> >

Penasihat Ahli Sebut Penonaktifan Kapolri Tak Tepat: Sudah Berbuat Banyak, Diberhentikan, Tidak Adil

Hukum | 23 Agustus 2022, 20:38 WIB
Kapolri Jenderal Pol Listyo Sigit Prabowo saat jumpa pers terkait perkembangan kasus pembunuhan Brigadir J, Kamis (4/8/2022). (Sumber: Kompas TV)

JAKARTA, KOMPAS.TV - Usulan penonaktifan Jenderal Polisi Listyo Sigit Prabowo dari jabatan Kepala Kepolisian RI (Kapolri) dinilai tidak tepat. Hal itu diungkap oleh Sekretaris Staf Ahli Kapolri Irjen (Purn) Aryanto Sutadi di Jakarta, Selasa (23/8/2022).

Menurutnya, setidaknya ada tiga alasan yang menyatakan bahwa usulan penonaktifan tersebut tidak tepat.

Baca Juga: Alasan Demokrat Minta Kapolri Dinonaktif: Bohongi Publik hingga Tak Kuat Lawan Kerajaan Ferdy Sambo

Pertama, aspek manfaat. Aryanto menjelaskan, dalam kasus pembunuhan berencana Brigadir J, Polri sudah menetapkan lima tersangka. Pun, sudah 83 personel diperiksa terkait pelanggaran kode etik profesi.

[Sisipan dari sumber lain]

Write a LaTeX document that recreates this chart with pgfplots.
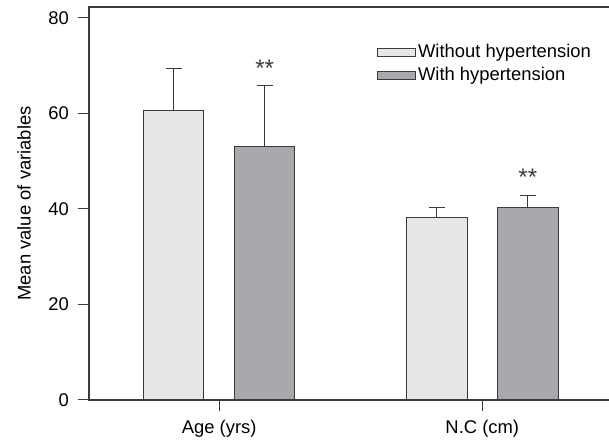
\documentclass[border=0pt]{standalone}
\usepackage{fontspec}
\setmainfont{Liberation Sans}
\usepackage{pgfplots}
\pgfplotsset{compat=1.18}

\definecolor{lightbar}{HTML}{E6E7E8}
\definecolor{darkbar}{HTML}{A7A9AC}
\definecolor{edge}{HTML}{3A3A3A}

\begin{document}
\begin{tikzpicture}[font=\fontsize{9.2}{11}\selectfont]
\begin{axis}[
  name=ax,
  scale only axis,
  width=262pt, height=196.5pt,
  xmin=-0.495, xmax=1.497,
  ymin=0, ymax=82.3,
  ytick={0,20,40,60,80},
  xtick={0,1},
  xticklabels={Age (yrs), N.C (cm)},
  /pgf/number format/assume math mode=true,
  tick pos=left,
  tick align=outside,
  major tick length=5.5pt,
  tick style={edge, line width=0.5pt},
  axis line style={edge, line width=0.6pt},
  yticklabel style={xshift=-1pt},
  xticklabel style={yshift=-1pt},
  ylabel={Mean value of variables},
  every axis y label/.style={at={([xshift=-32.5pt]rel axis cs:0,0.5)}, rotate=90, anchor=center},
  ybar, bar width=30.25pt,
  legend style={at={(0.549,0.908)}, anchor=north west, draw=none, fill=none,
    inner sep=0pt, row sep=2.2pt, nodes={inner xsep=1pt, inner ysep=0.5pt}},
  legend cell align=left,
  legend image code/.code={\draw[#1] (0pt,-2pt) rectangle (19pt,2pt);},
]
\addplot[fill=lightbar, draw=edge, line width=0.5pt, bar shift=-22.75pt,
  error bars/.cd, y dir=plus, y explicit,
  error bar style={edge, line width=0.5pt},
  error mark options={rotate=90, mark size=4pt, edge, line width=0.5pt}]
  coordinates {(0,60.7) +- (0,8.8) (1,38.2) +- (0,2.1)};
\addplot[fill=darkbar, draw=edge, line width=0.5pt, bar shift=22.75pt,
  error bars/.cd, y dir=plus, y explicit,
  error bar style={edge, line width=0.5pt},
  error mark options={rotate=90, mark size=4pt, edge, line width=0.5pt}]
  coordinates {(0,53.0) +- (0,12.8) (1,40.3) +- (0,2.6)};
\legend{Without hypertension, With hypertension}
\node[xshift=22.75pt, text=edge, font=\fontsize{12}{12}\selectfont] at (axis cs:0,69.4) {**};
\node[xshift=22.75pt, text=edge, font=\fontsize{12}{12}\selectfont] at (axis cs:1,46.6) {**};
\end{axis}
\pgfresetboundingbox
\path ([xshift=-44.5pt,yshift=-20pt]ax.south west) rectangle ([xshift=-2pt,yshift=3.5pt]ax.north east);
\end{tikzpicture}
\end{document}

Bahkan, penyidikan kasus pembunuhan berencana Brigadir J sudah selesai dan saat ini berkas pemeriksaan empat tersangka sudah dilimpahkan ke Kejaksaan Agung.

"Meski di awal agak lambat, tetapi setelah diumumkan para tersangka, Bharada E, Ferdy Sambo dan Putri Candrawathi ini, sudah clear semua. Tidak ada alasan untuk menggantikan Kapolri hanya karena kasus ini tuntas," ujarnya di program Kompas Petang KOMPAS TV, Selasa (23/8/2022).

Sekretaris Staf Ahli Kapolri Irjen (Pur) Aryanto Sutadi saat memberikan keterangan seputar kasus pembunuhan berencana Brigadir J di program Kompas Petang, Kompas TV, Selasa (23/8/2022). (Sumber: Kompas TV)

Aspek kedua, yakni soal legalitas. Aryanto menjelaskan, dari sisi legalitas, penonaktifan Kapolri hanya karena melakukan kebohongan dalam kasus Brigadir J, sangat lemah.

Baca Juga: Wakil Ketua Komisi III DPR Tak Setuju Kapolri Dinonaktifkan: Apakah dengan Diganti Semakin Baik?

Aryanto mengingatkan, Kapolri merupakan pejabat negara yang memiliki mekanisme dalam pengangkatannya. Begitu juga proses penonaktifan atau pemberhentiannya.

Menurutnya, usulan yang disampaikan secara anggota perorangan bukan berarti mewakili DPR seluruhnya. 

"Kapolri ini kan pejabat, bukan orang sembarangan. Berhentinya harus ada proses paling tidak pakai kode etik atau hukum. Apalagi usulan disampaikan perorangan, bukan DPR," ujar Aryanto.